Alexander Ross is represented by David Nolan Gallery in New York. He has shown at Marianne Boesky Gallery, Paul Kasmin Gallery, Mary Boone Gallery, Derek Eller Gallery and Feature Inc., among others. He has also shown his work in London with Stephen Friedman Gallery, in Paris at Gallerie Hussenot, in Germany at Nolan Judin Berlin, and in Stockholm at Wetterling Gallery. Robert Storr wrote a feature article about Ross' work which appeared in ArtForum in 2003. Alexander's work was exhibited at the Biennial at Site Santa Fe 2004 in a show called "Our Grotesque”, curated by Robert Storr.

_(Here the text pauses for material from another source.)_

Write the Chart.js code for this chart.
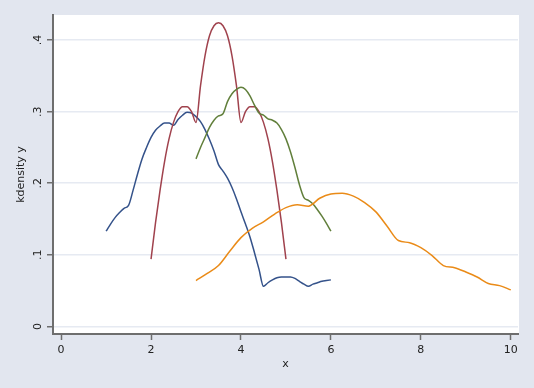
<!DOCTYPE html>
<html>
<head>
<meta charset="utf-8">
<script src="https://cdn.jsdelivr.net/npm/chart.js@4"></script>
<style>
  html, body { margin: 0; padding: 0; background: #E2E6EF; }
  canvas { display: block; }
</style>
</head>
<body>
<canvas id="c" width="534" height="388"></canvas>
<script>
// ---- data ----
const xTicks = [0, 2, 4, 6, 8, 10];
const yTicks = [0, 0.1, 0.2, 0.3, 0.4];
const yTickLabels = ["0", ".1", ".2", ".3", ".4"];

const blueX = [1.0,1.1,1.2,1.3,1.4,1.5,1.6,1.7,1.8,1.9,2.0,2.1,2.2,2.3,2.4,2.5,2.6,2.7,2.8,2.9,3.0,3.1,3.2,3.3,3.4,3.5,3.6,3.7,3.8,3.9,4.0,4.1,4.2,4.3,4.4,4.5,4.6,4.7,4.8,4.9,5.0,5.1,5.2,5.3,5.4,5.5,5.6,5.7,5.8,5.9,6.0];
const blueY = [.133,.143,.152,.159,.165,.169,.190,.213,.234,.250,.264,.274,.280,.284,.284,.281,.289,.295,.299,.298,.293,.286,.275,.261,.245,.226,.217,.207,.194,.178,.160,.143,.125,.103,.080,.056,.061,.065,.068,.069,.069,.069,.067,.063,.059,.056,.059,.061,.063,.064,.065];

const redX = [2.0,2.1,2.2,2.3,2.4,2.5,2.6,2.7,2.8,2.9,3.0,3.1,3.2,3.3,3.4,3.5,3.6,3.7,3.8,3.9,4.0,4.1,4.2,4.3,4.4,4.5,4.6,4.7,4.8,4.9,5.0];
const redY = [.094,.145,.190,.230,.262,.285,.300,.307,.307,.300,.285,.336,.378,.406,.420,.424,.420,.406,.378,.336,.285,.300,.307,.307,.300,.285,.262,.230,.190,.145,.094];

const greenX = [3.0,3.1,3.2,3.3,3.4,3.5,3.6,3.7,3.8,3.9,4.0,4.1,4.2,4.3,4.4,4.5,4.6,4.7,4.8,4.9,5.0,5.1,5.2,5.3,5.4,5.5,5.6,5.7,5.8,5.9,6.0];
const greenY = [.234,.250,.264,.278,.288,.294,.297,.314,.325,.331,.334,.331,.322,.309,.298,.295,.290,.288,.284,.275,.262,.244,.222,.198,.180,.176,.171,.163,.154,.144,.133];

const orangeX = [3.0,3.25,3.5,3.75,4.0,4.25,4.5,4.75,5.0,5.25,5.5,5.75,6.0,6.25,6.5,6.75,7.0,7.25,7.5,7.75,8.0,8.25,8.5,8.75,9.0,9.25,9.5,9.75,10.0];
const orangeY = [.064,.074,.085,.105,.124,.137,.146,.157,.166,.170,.168,.179,.185,.186,.182,.173,.160,.140,.120,.117,.110,.099,.085,.082,.076,.069,.060,.057,.051];

const xTitle = "x";
const yTitle = "kdensity y";

// ---- styling ----
const PAGE_BG = "#E2E6EF";
const AXIS = "#6E6E6E";
const GRID = "#E6EAF2";
const TEXT = "#222222";
const FONT = "'DejaVu Sans', Verdana, sans-serif";

function pts(xs, ys) { return xs.map((x, i) => ({ x: x, y: ys[i] })); }

function ds(xs, ys, color, order) {
  return {
    data: pts(xs, ys),
    showLine: true,
    borderColor: color,
    backgroundColor: color,
    borderWidth: 1.5,
    pointRadius: 0,
    pointHoverRadius: 0,
    cubicInterpolationMode: 'monotone',
    fill: false,
    order: order
  };
}

const bgPlugin = {
  id: 'bg',
  beforeDraw(chart) {
    const { ctx, chartArea: a } = chart;
    ctx.save();
    ctx.fillStyle = PAGE_BG;
    ctx.fillRect(0, 0, chart.width, chart.height);
    ctx.fillStyle = "#FFFFFF";
    ctx.fillRect(a.left, a.top, a.right - a.left + 1, a.bottom - a.top);
    ctx.restore();
  },
  afterDraw(chart) {
    // rotated y tick labels (Stata style), positioned through the y scale
    const { ctx } = chart;
    const ys = chart.scales.y;
    ctx.save();
    ctx.fillStyle = TEXT;
    ctx.font = "11px " + FONT;
    ctx.textAlign = "center";
    ctx.textBaseline = "middle";
    yTicks.forEach((v, i) => {
      const py = ys.getPixelForValue(v);
      ctx.save();
      ctx.translate(38.5, py);
      ctx.rotate(-Math.PI / 2);
      ctx.fillText(yTickLabels[i], 0, 0);
      ctx.restore();
    });
    ctx.restore();
  }
};

new Chart(document.getElementById('c'), {
  type: 'scatter',
  data: {
    datasets: [
      ds(blueX, blueY, '#34528A', 4),
      ds(redX, redY, '#A0424D', 3),
      ds(greenX, greenY, '#617F3B', 2),
      ds(orangeX, orangeY, '#EA8B18', 1)
    ]
  },
  options: {
    responsive: false,
    animation: false,
    events: [],
    layout: { padding: { left: 0, right: 16, top: 15, bottom: 0 } },
    plugins: { legend: { display: false }, tooltip: { enabled: false } },
    scales: {
      x: {
        type: 'linear',
        min: -0.18,
        max: 10.16,
        afterFit(s) { s.height = 54; },
        afterBuildTicks(s) { s.ticks = xTicks.map(v => ({ value: v })); },
        grid: { color: 'rgba(0,0,0,0)', tickColor: AXIS, drawTicks: true, tickLength: 6, tickWidth: 1.5, drawOnChartArea: false },
        border: { display: true, color: AXIS, width: 2 },
        ticks: { color: TEXT, font: { family: FONT, size: 11 }, padding: 4, maxRotation: 0, autoSkip: false },
        title: { display: true, text: xTitle, color: TEXT, font: { family: FONT, size: 11 }, padding: { top: 0, bottom: 17 } }
      },
      y: {
        type: 'linear',
        min: -0.0106,
        max: 0.435,
        afterFit(s) { s.width = 53; },
        afterBuildTicks(s) { s.ticks = yTicks.map(v => ({ value: v })); },
        grid: { color: GRID, lineWidth: 1.5, tickColor: AXIS, drawTicks: true, tickLength: 6, tickWidth: 1.5 },
        border: { display: true, color: AXIS, width: 2 },
        ticks: { display: false },
        title: { display: true, text: yTitle, color: TEXT, font: { family: FONT, size: 11 }, padding: { top: 15, bottom: 0 } }
      }
    }
  },
  plugins: [bgPlugin]
});
</script>
</body>
</html>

In 2005 Alexander was one of the eight artists participating in the “Remote Viewing” show at The Whitney Museum of American Art in New York. Among the awards Ross has received are a Guggenheim Fellowship, a Louis Comfort Tiffany Award, an Art Production Fund Fellowship and Residency at the Musée Claude Monet in Giverny, France, and is a two time recipient of The Pollock-Krasner Foundation Grant.
Randy Wray (b.1965, NC) is an artist living and working in Brooklyn, NY. His paintings and sculptures have been exhibited at the Weatherspoon Art Museum, NC; Galeria Camargo Vilaça, São Paulo; White Columns, NY; Greenville County Art Museum, SC; MoMA PS1, NY; Cranbrook Art Museum, MI; Socrates Sculpture Park, NY; and Kohler Arts Center, WI. Wray is the recipient of awards including a Guggenheim Fellowship, a Gottlieb Grant, a NYFA Painting Fellowship, a Lillian Orlowsky and William Freed Grant, and the Inaugural Irving Sandler Prize.